● Instructions for the task
Extract word for word the lines of the listing from its start to the line holding "-- (410, 131);", both ends kept; pictures are not part of the copy.

[Begin Data block]

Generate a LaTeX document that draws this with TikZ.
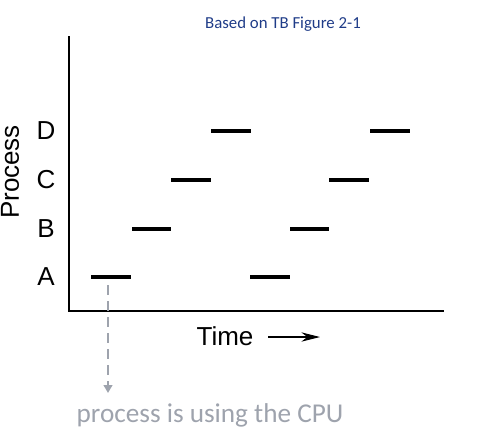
\documentclass[tikz,border=0pt]{standalone}
\usepackage{fontspec}
\setmainfont{Liberation Sans}
\newfontfamily\carlito{Carlito}
\usetikzlibrary{arrows.meta}

\definecolor{titleblue}{HTML}{1F3C88}
\definecolor{notegray}{HTML}{9EA3AD}

\tikzset{
  burst/.style = {black, line width=3pt},
  axis/.style = {black, line width=1.9pt},
  proclabel/.style = {font=\fontsize{19.5}{21}\selectfont, inner sep=0pt},
}

\begin{document}
\begin{tikzpicture}[x=0.75pt, y=-0.75pt]
\useasboundingbox (0, 0) rectangle (481, 430);

% axes
\coordinate (top) at (69, 36);
\coordinate (origin) at (69, 311);
\coordinate (right) at (444, 311);
\draw[axis] (top) -- (origin) -- (right);

% process labels
\node[proclabel] (labD) at (46, 131) {D};
\node[proclabel] (labC) at (46, 180) {C};
\node[proclabel] (labB) at (46, 229) {B};
\node[proclabel] (labA) at (46, 277) {A};
\node[proclabel, rotate=90] (process) at (10, 172) {Process};

% cpu bursts
\draw[burst] (91, 277) -- (131, 277);
\draw[burst] (132, 229) -- (171, 229);
\draw[burst] (171, 180) -- (211, 180);
\draw[burst] (211, 131) -- (251, 131);
\draw[burst] (250, 277) -- (290, 277);
\draw[burst] (290, 229) -- (329, 229);
\draw[burst] (329, 180) -- (369, 180);
\draw[burst] (370, 131) -- (410, 131);

% time axis label
\node[proclabel] (time) at (225, 336) {Time};
\coordinate (timestart) at (268, 337);
\coordinate (timeend) at (320, 337);
\draw[black, line width=0.8pt, -{Stealth[length=14pt, width=7pt]}] (timestart) -- (timeend);

% title and note
\node[text=titleblue, font=\carlito\fontsize{12.6}{14}\selectfont] (title) at (283, 24) {Based on TB Figure 2-1};
\node[text=notegray, font=\carlito\fontsize{20.4}{23}\selectfont] (note) at (210, 415) {process is using the CPU};
\coordinate (burstA) at (108, 285);
\coordinate (noteA) at (108, 393);
\draw[notegray, line width=2.2pt, dash pattern=on 7.5pt off 4.5pt, -{Triangle[length=6pt, width=6.5pt]}] (burstA) -- (noteA);
\end{tikzpicture}
\end{document}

[End Data block]

● The response
Generate a LaTeX document that draws this with TikZ.
\documentclass[tikz,border=0pt]{standalone}
\usepackage{fontspec}
\setmainfont{Liberation Sans}
\newfontfamily\carlito{Carlito}
\usetikzlibrary{arrows.meta}

\definecolor{titleblue}{HTML}{1F3C88}
\definecolor{notegray}{HTML}{9EA3AD}

\tikzset{
  burst/.style = {black, line width=3pt},
  axis/.style = {black, line width=1.9pt},
  proclabel/.style = {font=\fontsize{19.5}{21}\selectfont, inner sep=0pt},
}

\begin{document}
\begin{tikzpicture}[x=0.75pt, y=-0.75pt]
\useasboundingbox (0, 0) rectangle (481, 430);

% axes
\coordinate (top) at (69, 36);
\coordinate (origin) at (69, 311);
\coordinate (right) at (444, 311);
\draw[axis] (top) -- (origin) -- (right);

% process labels
\node[proclabel] (labD) at (46, 131) {D};
\node[proclabel] (labC) at (46, 180) {C};
\node[proclabel] (labB) at (46, 229) {B};
\node[proclabel] (labA) at (46, 277) {A};
\node[proclabel, rotate=90] (process) at (10, 172) {Process};

% cpu bursts
\draw[burst] (91, 277) -- (131, 277);
\draw[burst] (132, 229) -- (171, 229);
\draw[burst] (171, 180) -- (211, 180);
\draw[burst] (211, 131) -- (251, 131);
\draw[burst] (250, 277) -- (290, 277);
\draw[burst] (290, 229) -- (329, 229);
\draw[burst] (329, 180) -- (369, 180);
\draw[burst] (370, 131) -- (410, 131);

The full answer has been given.